⟨

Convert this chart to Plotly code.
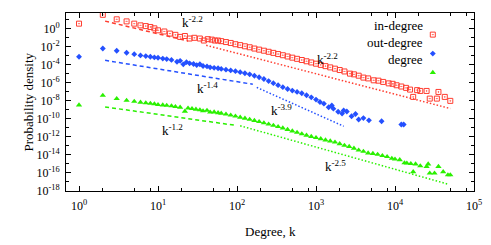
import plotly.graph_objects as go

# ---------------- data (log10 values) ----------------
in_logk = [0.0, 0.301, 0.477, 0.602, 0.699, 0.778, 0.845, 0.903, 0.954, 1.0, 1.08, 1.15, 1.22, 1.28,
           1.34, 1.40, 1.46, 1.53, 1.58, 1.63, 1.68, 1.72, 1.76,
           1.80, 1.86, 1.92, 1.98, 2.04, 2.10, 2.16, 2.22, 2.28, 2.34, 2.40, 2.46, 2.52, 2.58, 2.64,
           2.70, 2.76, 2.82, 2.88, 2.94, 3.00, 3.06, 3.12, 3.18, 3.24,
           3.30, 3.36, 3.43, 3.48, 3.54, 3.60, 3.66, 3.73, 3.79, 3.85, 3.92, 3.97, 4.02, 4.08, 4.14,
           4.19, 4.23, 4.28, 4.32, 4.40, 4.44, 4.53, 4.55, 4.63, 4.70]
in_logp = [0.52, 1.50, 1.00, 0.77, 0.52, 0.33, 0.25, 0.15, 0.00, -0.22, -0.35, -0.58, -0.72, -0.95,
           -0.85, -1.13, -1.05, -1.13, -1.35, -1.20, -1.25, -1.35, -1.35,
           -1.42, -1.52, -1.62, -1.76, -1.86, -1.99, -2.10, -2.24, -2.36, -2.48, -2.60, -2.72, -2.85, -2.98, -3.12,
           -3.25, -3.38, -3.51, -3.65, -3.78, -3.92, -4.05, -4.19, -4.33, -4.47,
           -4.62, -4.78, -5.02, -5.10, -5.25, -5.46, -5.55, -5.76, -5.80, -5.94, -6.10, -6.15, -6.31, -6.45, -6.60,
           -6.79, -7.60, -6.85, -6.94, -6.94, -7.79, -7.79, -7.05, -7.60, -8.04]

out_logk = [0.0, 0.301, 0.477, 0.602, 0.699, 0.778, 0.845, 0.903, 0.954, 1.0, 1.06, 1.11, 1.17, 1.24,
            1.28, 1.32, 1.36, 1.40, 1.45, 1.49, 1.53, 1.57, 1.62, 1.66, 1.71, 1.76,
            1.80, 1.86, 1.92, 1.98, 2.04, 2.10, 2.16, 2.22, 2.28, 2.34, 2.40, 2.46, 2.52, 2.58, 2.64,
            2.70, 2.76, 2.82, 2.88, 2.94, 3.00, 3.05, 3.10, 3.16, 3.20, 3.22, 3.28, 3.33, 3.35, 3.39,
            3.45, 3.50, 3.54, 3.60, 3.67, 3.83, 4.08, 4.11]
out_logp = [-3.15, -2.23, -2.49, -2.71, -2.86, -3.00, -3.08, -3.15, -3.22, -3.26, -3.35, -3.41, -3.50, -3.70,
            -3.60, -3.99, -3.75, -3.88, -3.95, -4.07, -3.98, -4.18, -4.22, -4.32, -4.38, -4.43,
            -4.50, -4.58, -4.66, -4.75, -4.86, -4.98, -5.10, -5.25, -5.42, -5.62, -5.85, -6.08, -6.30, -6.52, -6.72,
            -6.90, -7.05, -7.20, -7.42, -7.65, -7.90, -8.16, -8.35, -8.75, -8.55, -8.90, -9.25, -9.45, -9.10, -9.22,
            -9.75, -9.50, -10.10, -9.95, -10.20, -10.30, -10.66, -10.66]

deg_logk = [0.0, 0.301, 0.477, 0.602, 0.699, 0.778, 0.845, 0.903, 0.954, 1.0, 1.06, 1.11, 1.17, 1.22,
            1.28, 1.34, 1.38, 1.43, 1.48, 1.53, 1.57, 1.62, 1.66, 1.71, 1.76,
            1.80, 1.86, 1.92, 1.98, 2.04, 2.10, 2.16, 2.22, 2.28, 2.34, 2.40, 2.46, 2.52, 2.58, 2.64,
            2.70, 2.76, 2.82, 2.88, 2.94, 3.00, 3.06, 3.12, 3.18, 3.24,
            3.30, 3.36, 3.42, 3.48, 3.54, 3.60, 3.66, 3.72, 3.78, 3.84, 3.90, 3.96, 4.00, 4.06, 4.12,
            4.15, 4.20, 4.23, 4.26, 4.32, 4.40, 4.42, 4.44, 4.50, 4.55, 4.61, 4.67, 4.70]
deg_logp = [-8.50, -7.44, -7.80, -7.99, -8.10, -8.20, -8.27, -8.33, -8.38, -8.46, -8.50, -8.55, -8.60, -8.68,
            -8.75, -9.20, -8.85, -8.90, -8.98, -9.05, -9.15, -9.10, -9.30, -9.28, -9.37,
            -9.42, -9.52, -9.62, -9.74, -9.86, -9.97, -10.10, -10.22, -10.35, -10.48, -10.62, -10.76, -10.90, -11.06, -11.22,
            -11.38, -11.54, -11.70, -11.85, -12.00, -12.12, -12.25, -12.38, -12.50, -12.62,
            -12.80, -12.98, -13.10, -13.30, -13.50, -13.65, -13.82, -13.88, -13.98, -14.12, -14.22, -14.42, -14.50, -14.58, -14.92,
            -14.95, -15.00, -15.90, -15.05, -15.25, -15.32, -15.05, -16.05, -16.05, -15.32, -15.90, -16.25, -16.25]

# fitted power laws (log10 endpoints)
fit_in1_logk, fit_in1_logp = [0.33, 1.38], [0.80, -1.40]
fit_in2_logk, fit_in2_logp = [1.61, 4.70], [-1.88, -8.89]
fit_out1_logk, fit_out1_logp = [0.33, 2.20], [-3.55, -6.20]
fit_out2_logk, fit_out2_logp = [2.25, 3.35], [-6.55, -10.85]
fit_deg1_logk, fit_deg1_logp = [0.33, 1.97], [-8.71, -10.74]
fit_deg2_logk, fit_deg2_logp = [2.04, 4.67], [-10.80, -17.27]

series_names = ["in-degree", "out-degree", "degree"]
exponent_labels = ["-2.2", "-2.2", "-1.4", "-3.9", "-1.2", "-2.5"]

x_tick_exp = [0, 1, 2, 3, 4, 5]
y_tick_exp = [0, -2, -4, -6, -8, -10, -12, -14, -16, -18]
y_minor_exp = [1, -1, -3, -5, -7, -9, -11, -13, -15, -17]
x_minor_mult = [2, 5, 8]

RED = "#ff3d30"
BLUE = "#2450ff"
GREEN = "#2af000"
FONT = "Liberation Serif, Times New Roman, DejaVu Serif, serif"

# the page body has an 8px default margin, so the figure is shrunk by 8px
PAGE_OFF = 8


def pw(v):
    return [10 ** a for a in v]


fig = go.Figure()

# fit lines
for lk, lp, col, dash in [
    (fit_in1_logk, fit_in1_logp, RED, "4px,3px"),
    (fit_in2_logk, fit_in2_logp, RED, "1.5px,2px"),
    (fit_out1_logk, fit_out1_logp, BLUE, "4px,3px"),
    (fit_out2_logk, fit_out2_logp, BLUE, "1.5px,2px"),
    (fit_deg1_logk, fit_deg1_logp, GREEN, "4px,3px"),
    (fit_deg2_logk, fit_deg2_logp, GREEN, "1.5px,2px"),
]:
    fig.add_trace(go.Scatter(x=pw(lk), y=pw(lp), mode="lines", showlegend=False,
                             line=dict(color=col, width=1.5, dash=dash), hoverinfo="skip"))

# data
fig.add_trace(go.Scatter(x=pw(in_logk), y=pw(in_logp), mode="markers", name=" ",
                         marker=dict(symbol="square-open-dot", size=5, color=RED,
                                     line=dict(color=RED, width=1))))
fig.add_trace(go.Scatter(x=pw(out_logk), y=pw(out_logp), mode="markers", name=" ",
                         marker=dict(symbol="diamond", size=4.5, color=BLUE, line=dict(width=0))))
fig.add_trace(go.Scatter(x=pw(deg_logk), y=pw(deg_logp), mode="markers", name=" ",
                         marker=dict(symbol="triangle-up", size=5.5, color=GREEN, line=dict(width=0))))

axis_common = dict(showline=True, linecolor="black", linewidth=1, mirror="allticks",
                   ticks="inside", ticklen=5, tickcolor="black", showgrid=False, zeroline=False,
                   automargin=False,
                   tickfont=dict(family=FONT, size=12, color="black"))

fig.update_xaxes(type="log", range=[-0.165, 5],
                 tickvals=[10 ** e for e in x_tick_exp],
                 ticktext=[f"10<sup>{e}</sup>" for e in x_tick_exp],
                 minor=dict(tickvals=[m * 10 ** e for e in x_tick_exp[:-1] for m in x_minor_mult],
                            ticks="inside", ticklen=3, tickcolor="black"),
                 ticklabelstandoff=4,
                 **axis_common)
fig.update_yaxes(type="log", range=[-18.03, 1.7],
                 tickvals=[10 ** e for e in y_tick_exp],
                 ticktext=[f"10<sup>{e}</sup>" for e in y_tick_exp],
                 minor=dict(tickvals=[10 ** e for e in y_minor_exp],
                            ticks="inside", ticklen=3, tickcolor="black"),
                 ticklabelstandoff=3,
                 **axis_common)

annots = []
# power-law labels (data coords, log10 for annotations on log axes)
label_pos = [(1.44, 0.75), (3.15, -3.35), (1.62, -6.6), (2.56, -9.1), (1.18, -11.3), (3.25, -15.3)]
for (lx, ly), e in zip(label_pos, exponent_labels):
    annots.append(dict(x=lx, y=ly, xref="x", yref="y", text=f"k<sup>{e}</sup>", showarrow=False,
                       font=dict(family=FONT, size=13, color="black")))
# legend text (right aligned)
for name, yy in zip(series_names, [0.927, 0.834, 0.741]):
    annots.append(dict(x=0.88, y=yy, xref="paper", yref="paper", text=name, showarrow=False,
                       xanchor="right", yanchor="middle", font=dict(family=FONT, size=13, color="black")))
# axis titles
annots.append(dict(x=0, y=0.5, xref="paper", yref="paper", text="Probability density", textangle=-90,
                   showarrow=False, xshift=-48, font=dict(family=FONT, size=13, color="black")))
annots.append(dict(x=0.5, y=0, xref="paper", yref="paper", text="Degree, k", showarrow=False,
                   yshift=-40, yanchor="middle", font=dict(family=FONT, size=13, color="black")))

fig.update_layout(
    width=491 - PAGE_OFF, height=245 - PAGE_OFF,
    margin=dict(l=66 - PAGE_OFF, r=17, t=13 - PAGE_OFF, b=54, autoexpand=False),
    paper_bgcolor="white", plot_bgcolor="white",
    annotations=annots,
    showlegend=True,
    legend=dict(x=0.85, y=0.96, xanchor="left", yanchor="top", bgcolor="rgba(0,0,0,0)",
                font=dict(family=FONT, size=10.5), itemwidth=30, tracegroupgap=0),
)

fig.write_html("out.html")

⟩

▸ **GIVEN EXERCISE**
From the first line above through the line containing "import plotly.graph_objects as go", copy everything exactly, without the pictures.

▸ **FINAL RESULT**
Convert this chart to Plotly code.
import plotly.graph_objects as go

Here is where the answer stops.